Incident - Nov. 7, 2008 - Salt Lake City, Utah

The flight, operated by Southwest Airlines Co., was scheduled to depart from Salt Lake City, Utah en route to Los Angeles,Calif..

Fatalities 0
Serious injuries0
Minor injuries0
Source: National Transportation Safety Board accident database system (ADMS2000), last updated Jan 1, 2010

Final Summary

During a push back from a jetway, the airplane's winglet collided with the winglet of an unoccupied airplane parked at the adjacent gate. Prior to the push back, the wheels of the tug were not aligned straight ahead, but were instead turned partially to one side. Therefore as the push back was initiated, the nose of the airplane moved toward the jetway instead of going straight back. At that point, instead of terminating the push back and realigning the tug, the tug driver attempted to maneuver the tug in a manner that would result in the nose of the airplane clearing the jetway. During this attempt, the tug driver's attention became focused upon the jetway, and he therefore did not see or hear the visual and oral warning signals being given by the wing-walker.

Source: National Transportation Safety Board accident database system (ADMS2000), last updated Jan 1, 2010

Cause

The tug driver's failure to maintain situational awareness during the push back operation.

Source: National Transportation Safety Board accident database system (ADMS2000), last updated Jan 1, 2010

Factual Narrative

On November 7, 2008, about 1615 mountain standard time, the wing of a Southwest Airlines Boeing 737-700, N254WN, Flight #784, made contact with the wing of another Southwest Airlines Boeing 737 during the push-back from the jetway at Salt Lake City International Airport, Salt Lake City, Utah. There were no injuries to the two-person flight crew, the three flight attendants, or the 46 passengers. The contact between the two airplanes resulted in the replacement of the right winglet of N254WN. The intended destination of the 14 CFR Part 121 scheduled passenger flight was Los Angeles, California. The incident occurred while the airport was operating under visual meteorological conditions.

According to the operator, flight #784 was being pushed back from the jetway of gate B-13 when the airplane's right winglet collided with the left winglet of an unoccupied airplane parked at gate B-15. Reportedly, the wing-walker watching the right wing of flight #784 saw that there was going to be contact, and began yelling at the tug driver to stop. In addition to his oral command, the wing-walker also gave the standard visual stop signal of crossing his two batons, but the tug driver did not see or hear either signal.

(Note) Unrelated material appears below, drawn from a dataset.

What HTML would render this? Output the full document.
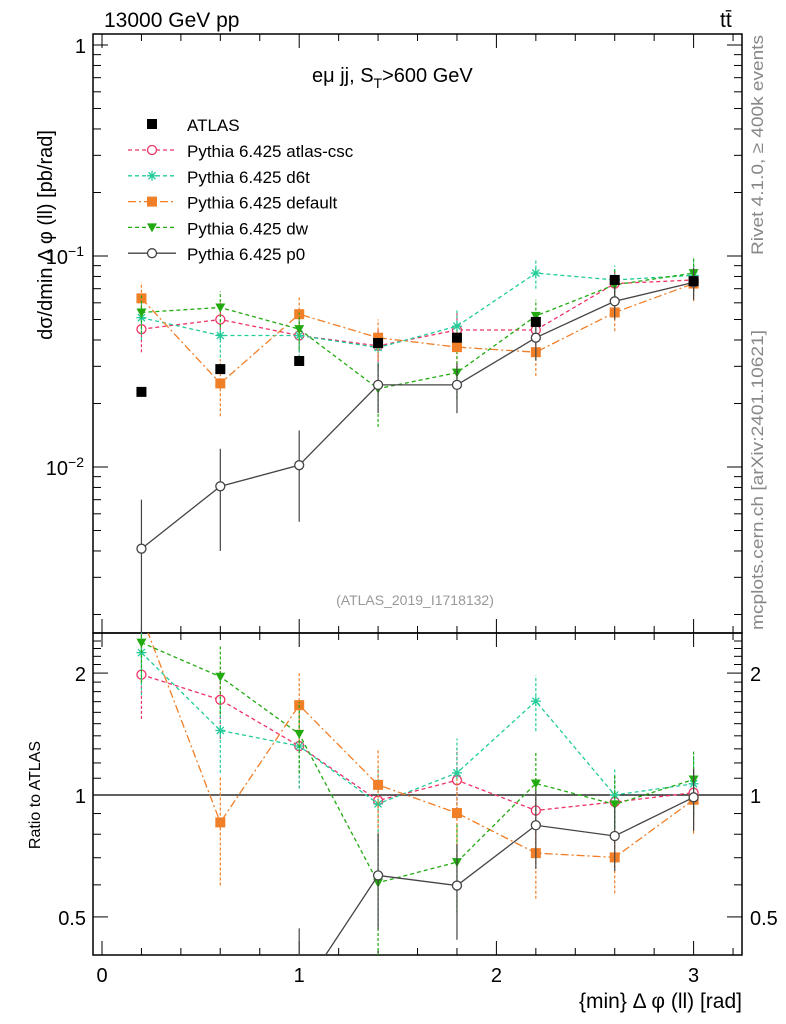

According to the tug driver, prior to the initiation of the pushback, the wheels of the tug were not aligned straight ahead, but were instead turned partially to one side. Therefore as he began the pushback, the nose of the airplane moved toward the jetway instead of going straight back. At that point, instead of terminating the pushback and realigning the tug, the tug driver attempted to maneuver the tug in a manner that would result in the nose of the airplane clearing the jetway. During this attempt, the tug driver's attention became focused upon the jetway, and he therefore did not see or hear the signals given by the wing-walker.